Monday 30 Nov 2020 | 23:04 | SYDNEY
Monday 30 Nov 2020 | 23:04 | SYDNEY

Rudd will go to Tokyo later, and all will be well


Sam Roggeveen


25 March 2008 09:45

Malcolm Cook draws up an impressive list of of Japanese worries about the new Rudd Government to counter my argument that the Prime Minister's decision to exclude Japan from his first big overseas trip is of little consequence. I certainly agree that it is important for Australia to maintain the relationship in good order, and a Prime Ministerial visit to Japan is an important element of this maintenance. The Prime Minister evidently agrees too, since he plans to go to Japan twice this year.

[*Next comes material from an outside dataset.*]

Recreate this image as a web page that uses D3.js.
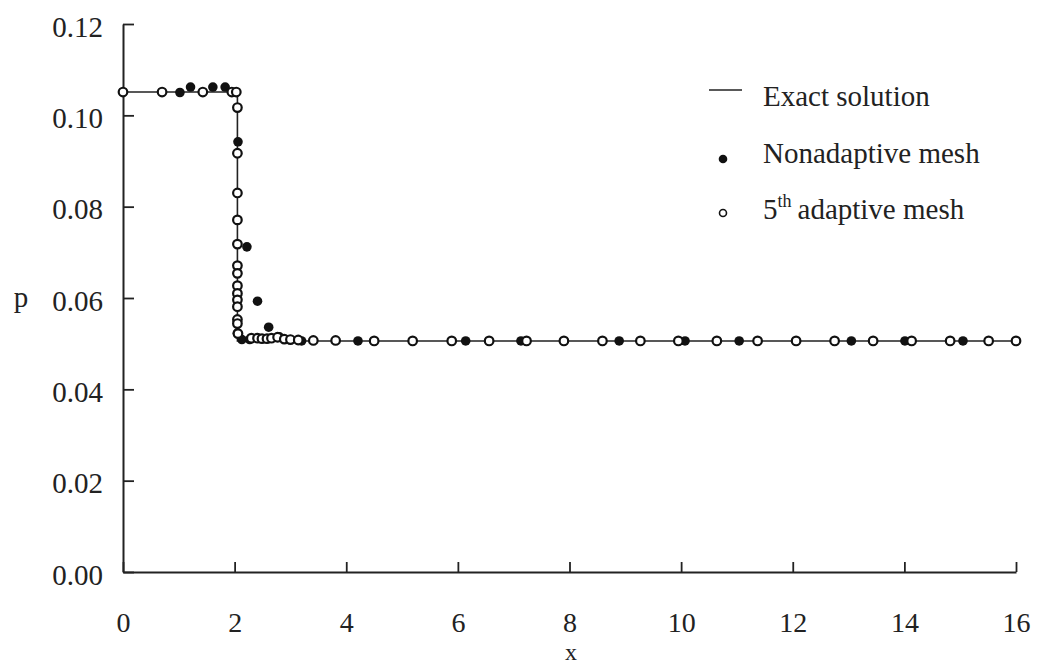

The point of disagreement between Malcolm and myself, then, hangs on the order of the PM's overseas visits. Malcolm places much more importance than I on the fact that Rudd is not going to Japan during his first big overseas tour, starting later this week. But the order could only matter if the Japanese are inordinately sensitive to perceived offence, or if the relationship was in need of urgent repair of the kind that can only be done by Prime Ministers. I think the latter is untrue, even based on the list Malcolm provides. As for the former, wouldn't  a stand-alone Rudd visit later this year confer higher status on the relationship than inserting Tokyo into a larger itinerary?

As a point of comparison, it's also worth considering how the US has reacted to the election of Kevin Rudd. Given the Rudd Government is committed to withdrawing from Iraq, won't sell uranium to India and has left the US more isolated on its climate change policy, the Bush Administration has already lost far more from our change of government than Tokyo has. Yet how has Washington reacted to the change of government? With good grace, equanimity and a constructive spirit, I'd say, exemplified by Nicholas Burns' generous words when he visited the Lowy Institute in December.

Of course, Rudd is going to Washington on this trip, so you might argue the Bush Administration has less to complain about than Tokyo does. Maybe, but had Rudd decided to go to Washington (twice) later this year rather than include it on this trip, our relationship is so deep and multi-faceted that a range of other activities could have kept things going until that visit. And to a lesser degree, the same is true of Japan. If, as Malcolm argues, the Rudd Government does need to build bridges with Tokyo, there are countless ways to do so before Rudd steps on a plane.